Trente ans de mariage avec une Hollandaise, duquel sont issus quatre filles et dix petits-enfants. Ils se séparent en bons termes, lorsque sa première femme comprend qu’il va rester en Afrique. Il n’a pas eu d’enfants avec sa deuxième épouse camerounaise.

Chrétien engagé: «Je suis fils et petit-fils de pasteur et mes frères sont pasteur et professeur de théologie.»

Autodidacte: «J’ai exercé une dizaine de métiers ce qui m’amène à avoir un regard différent.»

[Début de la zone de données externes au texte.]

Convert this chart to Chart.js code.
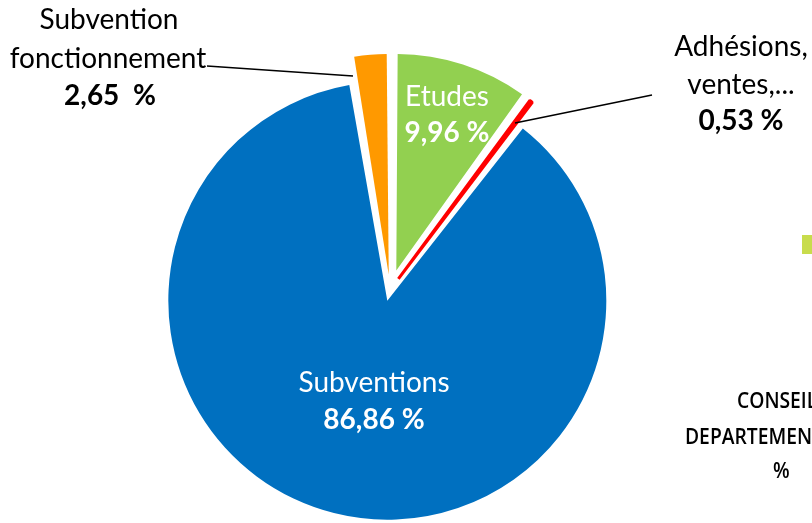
<!DOCTYPE html>
<html>
<head>
<meta charset="utf-8">
<script src="https://cdn.jsdelivr.net/npm/chart.js@4/dist/chart.umd.min.js"></script>
<style>
  html, body { margin: 0; padding: 0; background: #fff; }
  #wrap { width: 812px; height: 523px; position: relative; overflow: hidden; }
</style>
</head>
<body>
<div id="wrap"><canvas id="pie"></canvas></div>
<script>
// slices, clockwise from 12 o'clock
const categories = ["Etudes", "Adhésions, ventes,...", "Subventions", "Subvention fonctionnement"]
const shares = [9.96, 0.53, 86.86, 2.65]
const sliceColors = ["#92D050", "#FF0000", "#0070C0", "#FF9900"]
const sliceOffsets = [82, 56, 44, 61]
const sliceBorders = [0, 3, 0, 0]

const pct = (v, sep = " ") => v.toFixed(2).replace(".", ",") + sep + "%"

// text drawn on top of the pie
const pieText = {
  id: "pieText",
  afterDatasetsDraw(chart) {
    const ctx = chart.ctx
    ctx.save()
    ctx.textAlign = "center"
    ctx.textBaseline = "middle"

    const txt = (s, x, y, color, bold, size = 28) => {
      ctx.fillStyle = color
      ctx.font = (bold ? "bold " : "") + size + "px Lato, 'Open Sans', sans-serif"
      ctx.fillText(s, x, y)
    }

    // inside labels
    txt("Etudes", 447, 97, "#fff", false)
    txt(pct(shares[0]), 447, 133, "#fff", true)
    txt("Subventions", 374, 383, "#fff", false)
    txt(pct(shares[2]), 374, 420, "#fff", true)

    // outside labels
    txt("Subvention", 109, 20, "#000", false)
    txt("fonctionnement", 108, 59, "#000", false)
    txt(pct(shares[3], "  "), 110, 96, "#000", true)
    txt("Adhésions,", 741, 47, "#000", false)
    txt("ventes,...", 741, 85, "#000", false)
    txt(pct(shares[1]), 741, 121, "#000", true)

    // leader lines
    ctx.strokeStyle = "#000"
    ctx.lineWidth = 1.5
    ctx.beginPath()
    ctx.moveTo(207, 66)
    ctx.lineTo(353, 76)
    ctx.moveTo(515, 123)
    ctx.lineTo(652, 95)
    ctx.stroke()

    // clipped fragment of a neighbouring legend
    ctx.fillStyle = "#C8DC4C"
    ctx.fillRect(802, 235, 12, 19)
    ctx.fillStyle = "#000"
    ctx.textAlign = "left"
    ctx.font = "600 21px 'Open Sans', sans-serif"
    const sx = 127 / ctx.measureText("DEPARTEMEN").width
    const frag = (s, x, y) => {
      ctx.save()
      ctx.translate(x, y)
      ctx.scale(sx, 1)
      ctx.fillText(s, 0, 0)
      ctx.restore()
    }
    frag("CONSEIL", 737, 402)
    frag("DEPARTEMENTAL", 685, 438)
    frag("%", 773, 472)
    ctx.restore()
  }
}

new Chart(document.getElementById("pie"), {
  type: "pie",
  data: {
    labels: categories,
    datasets: [
      {
        data: shares,
        backgroundColor: sliceColors,
        borderColor: sliceColors,
        borderWidth: sliceBorders,
        offset: sliceOffsets,
        hoverOffset: 0,
      },
    ],
  },
  options: {
    responsive: true,
    maintainAspectRatio: false,
    animation: false,
    radius: 208,
    layout: {
      padding: { left: 0, right: 32, top: 57, bottom: 0 },
    },
    plugins: {
      legend: { display: false },
      tooltip: { enabled: false },
    },
  },
  plugins: [pieText],
})
</script>
</body>
</html>
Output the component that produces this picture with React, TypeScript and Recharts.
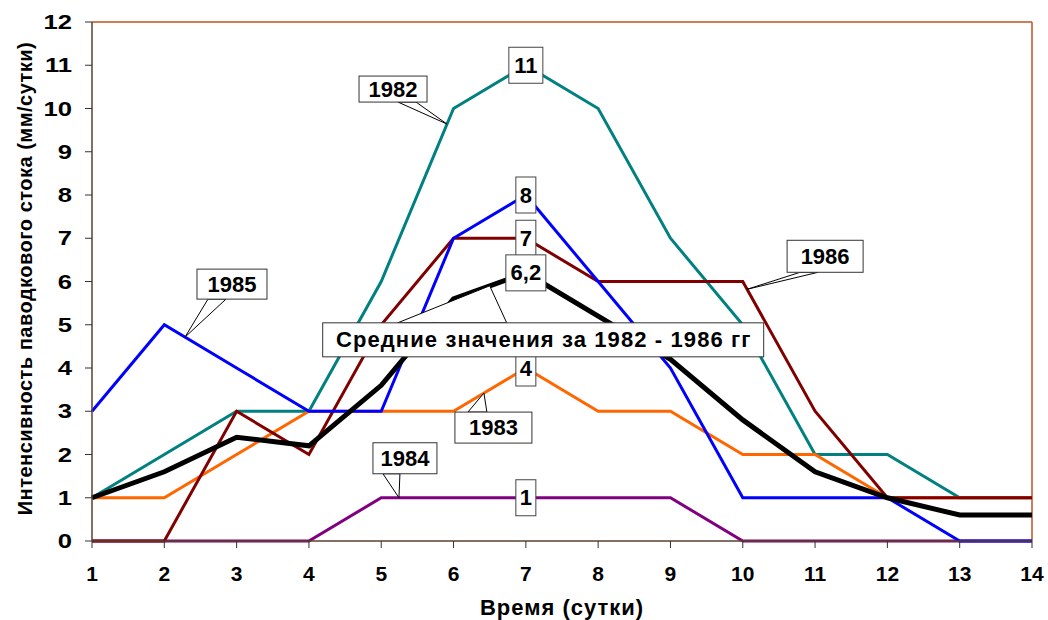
import React from "react";
import { LineChart, Line, XAxis, YAxis, ReferenceDot, ReferenceLine } from "recharts";

// ---- data ----
const days = [1, 2, 3, 4, 5, 6, 7, 8, 9, 10, 11, 12, 13, 14];
const s1982 = [1, 2, 3, 3, 6, 10, 11, 10, 7, 5, 2, 2, 1, 1];
const s1983 = [1, 1, 2, 3, 3, 3, 4, 3, 3, 2, 2, 1, 1, 1];
const s1984 = [0, 0, 0, 0, 1, 1, 1, 1, 1, 0, 0, 0, 0, 0];
const s1985 = [3, 5, 4, 3, 3, 7, 8, 6, 4, 1, 1, 1, 0, 0];
const s1986 = [0, 0, 3, 2, 5, 7, 7, 6, 6, 6, 3, 1, 1, 1];
const sMean = [1, 1.6, 2.4, 2.2, 3.6, 5.6, 6.2, 5.2, 4.2, 2.8, 1.6, 1, 0.6, 0.6];

const yTicks = [0, 1, 2, 3, 4, 5, 6, 7, 8, 9, 10, 11, 12];
const xTitle = "Время (сутки)";
const yTitle = "Интенсивность паводкового стока (мм/сутки)";

// peak value labels (day 7)
const peakDay = 7;
const peakValues = [11, 8, 7, 6.2, 4, 1];
const peakTexts = ["11", "8", "7", "6,2", "4", "1"];

// series callouts: anchor points on the lines
const calloutTexts = ["1982", "1983", "1984", "1985", "1986", "Средние значения за 1982 - 1986 гг"];
const calloutX = [5.91, 6.42, 5.245, 2.286, 10.06, 6.5];
const calloutY = [9.64, 3.42, 1, 4.714, 5.82, 5.9];

// ---- layout (pixels, relative to anchor) ----
const peakBoxW = [34, 20, 20, 40, 20, 20];
const calloutLayout = [
  { left: -88, top: -48, w: 68, h: 26, b1: -49, b2: -31, ls: 0 },
  { left: -29, top: 19, w: 77, h: 31, b1: -16, b2: 3, ls: 0 },
  { left: -26, top: -55, w: 64, h: 31, b1: -16, b2: 1, ls: 0 },
  { left: 12, top: -68, w: 70, h: 30, b1: 23, b2: 41, ls: 0 },
  { left: 40, top: -49, w: 76, h: 32, b1: 53, b2: 71, ls: 0 },
  { left: -167, top: 37, w: 441, h: 34, b1: -92, b2: 17, ls: 1.1 },
];

const FONT = "'Liberation Sans', Arial, sans-serif";

const data = days.map((d, i) => ({
  day: d,
  y1982: s1982[i],
  y1983: s1983[i],
  y1984: s1984[i],
  y1985: s1985[i],
  y1986: s1986[i],
  mean: sMean[i],
}));

const Callout = (props: any) => {
  const { cx, cy, lay, text } = props;
  if (cx == null || cy == null) return null;
  const bx = cx + lay.left;
  const by = cy + lay.top;
  const baseY = lay.top < 0 ? by + lay.h : by;
  return (
    <g>
      <polygon
        points={`${cx},${cy} ${cx + lay.b1},${baseY} ${cx + lay.b2},${baseY}`}
        fill="#fff"
        stroke="#000"
        strokeWidth={1}
      />
      <rect x={bx} y={by} width={lay.w} height={lay.h} fill="#fff" stroke="#333" strokeWidth={1} />
      <text
        x={bx + lay.w / 2 + lay.ls / 2}
        y={by + lay.h / 2}
        textAnchor="middle"
        dominantBaseline="central"
        fontFamily={FONT}
        fontWeight="bold"
        fontSize={22}
        letterSpacing={lay.ls}
        fill="#000"
      >
        {text}
      </text>
    </g>
  );
};

const PeakBox = (props: any) => {
  const { cx, cy, w, text } = props;
  if (cx == null || cy == null) return null;
  const h = 36;
  return (
    <g>
      <rect x={cx - w / 2} y={cy - h / 2} width={w} height={h} fill="#fff" stroke="#444" strokeWidth={1} />
      <text
        x={cx}
        y={cy}
        textAnchor="middle"
        dominantBaseline="central"
        fontFamily={FONT}
        fontWeight="bold"
        fontSize={22}
        fill="#000"
      >
        {text}
      </text>
    </g>
  );
};

const YTick = (p: any) => {
  const { x, y, payload } = p;
  return (
    <text
      x={x}
      y={y}
      textAnchor="end"
      dominantBaseline="central"
      transform={`translate(${x},${y}) scale(1.22,1) translate(${-x},${-y})`}
      fontFamily={FONT}
      fontWeight="bold"
      fontSize={21}
      fill="#000"
    >
      {payload.value}
    </text>
  );
};

export default function App() {
  const peakEls = peakValues.map((v, i) => (
    <ReferenceDot
      key={"p" + i}
      x={peakDay}
      y={v}
      r={0}
      ifOverflow="visible"
      zIndex={2500}
      shape={(p: any) => <PeakBox cx={p.cx} cy={p.cy} w={peakBoxW[i]} text={peakTexts[i]} />}
    />
  ));
  const calloutEls = calloutTexts.map((t, i) => (
    <ReferenceDot
      key={"c" + i}
      x={calloutX[i]}
      y={calloutY[i]}
      r={0}
      ifOverflow="visible"
      zIndex={2600}
      shape={(p: any) => <Callout cx={p.cx} cy={p.cy} lay={calloutLayout[i]} text={t} />}
    />
  ));

  return (
    <div style={{ position: "absolute", left: 0, top: 0, width: 1048, height: 620, background: "#fff" }}>
      <LineChart width={1048} height={620} data={data} margin={{ top: 22, right: 16, left: 0, bottom: 0 }}>
        <ReferenceLine y={12} stroke="#c0501e" strokeWidth={1.5} />
        <ReferenceLine x={14} stroke="#c0501e" strokeWidth={1.5} />
        <XAxis
          dataKey="day"
          type="number"
          domain={[1, 14]}
          ticks={days}
          interval={0}
          height={79}
          tickSize={7}
          tickMargin={18}
          axisLine={{ stroke: "#5a4030", strokeWidth: 1.5 }}
          tickLine={{ stroke: "#333" }}
          tick={{ fill: "#000", fontFamily: FONT, fontWeight: "bold", fontSize: 21 }}
          label={(p: any) => {
            const vb = p.viewBox || {};
            const cx = (vb.x ?? 92) + (vb.width ?? 940) / 2;
            return (
              <text
                x={cx}
                y={607}
                textAnchor="middle"
                dominantBaseline="central"
                fontFamily={FONT}
                fontWeight="bold"
                fontSize={22}
                letterSpacing={1}
                fill="#000"
              >
                {xTitle}
              </text>
            );
          }}
        />
        <YAxis
          type="number"
          domain={[0, 12]}
          ticks={yTicks}
          interval={0}
          width={92}
          tickSize={7}
          tickMargin={13}
          axisLine={{ stroke: "#5a4030", strokeWidth: 1.5 }}
          tickLine={{ stroke: "#333" }}
          tick={<YTick />}
          label={(p: any) => {
            const vb = p.viewBox || {};
            const cy = (vb.y ?? 22) + (vb.height ?? 519) / 2 - 3;
            return (
              <text
                x={25}
                y={cy}
                transform={`rotate(-90, 25, ${cy})`}
                textAnchor="middle"
                dominantBaseline="central"
                fontFamily={FONT}
                fontWeight="bold"
                fontSize={20}
                letterSpacing={0.5}
                fill="#000"
              >
                {yTitle}
              </text>
            );
          }}
        />
        <Line dataKey="y1982" stroke="#008080" strokeWidth={3} dot={false} isAnimationActive={false} />
        <Line dataKey="y1983" stroke="#ff6600" strokeWidth={3} dot={false} isAnimationActive={false} />
        <Line dataKey="y1984" stroke="#800080" strokeWidth={3} dot={false} isAnimationActive={false} />
        <Line dataKey="y1986" stroke="#800000" strokeWidth={3} dot={false} isAnimationActive={false} />
        <Line dataKey="y1985" stroke="#0000ff" strokeWidth={3} dot={false} isAnimationActive={false} />
        <Line dataKey="mean" stroke="#000" strokeWidth={5} dot={false} isAnimationActive={false} />
        {peakEls}
        {calloutEls}
      </LineChart>
    </div>
  );
}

Camerounais, 38 ans, père de trois filles de 8, 6 et 3,5 ans. Sa femme est enceinte de sept mois.

Protestant engagé.

Psychologue de l’enfance. «J’éduque mes trois filles de manière non-violente. Elles sont très épanouies.»

Elevé par son grand-père maternel, enseignant en primaire. «Mon grand-père m’aimait beaucoup. Il me battait, mais pas sans raison. Il a perdu son seul fils et m’a donné son nom.»

Enquête réalisée en mai 2000, dans quatre régions qui regroupent plus de 40% de la population du Cameroun.

Les questionnaires de 2004 enfants, 1002 parents et 105 enseignants ont été analysés.

Les motifs principaux évoqués pour la bastonnade sont l’insoumission par les parents et l’indiscipline par les enseignants.

Les objets de frappe les plus cités sont le fouet, le câble électrique, la corde, les branches d’arbres et même le bois tiré du feu, la ceinture, parfois cloutée, et plus rarement le fer à béton ou la machette.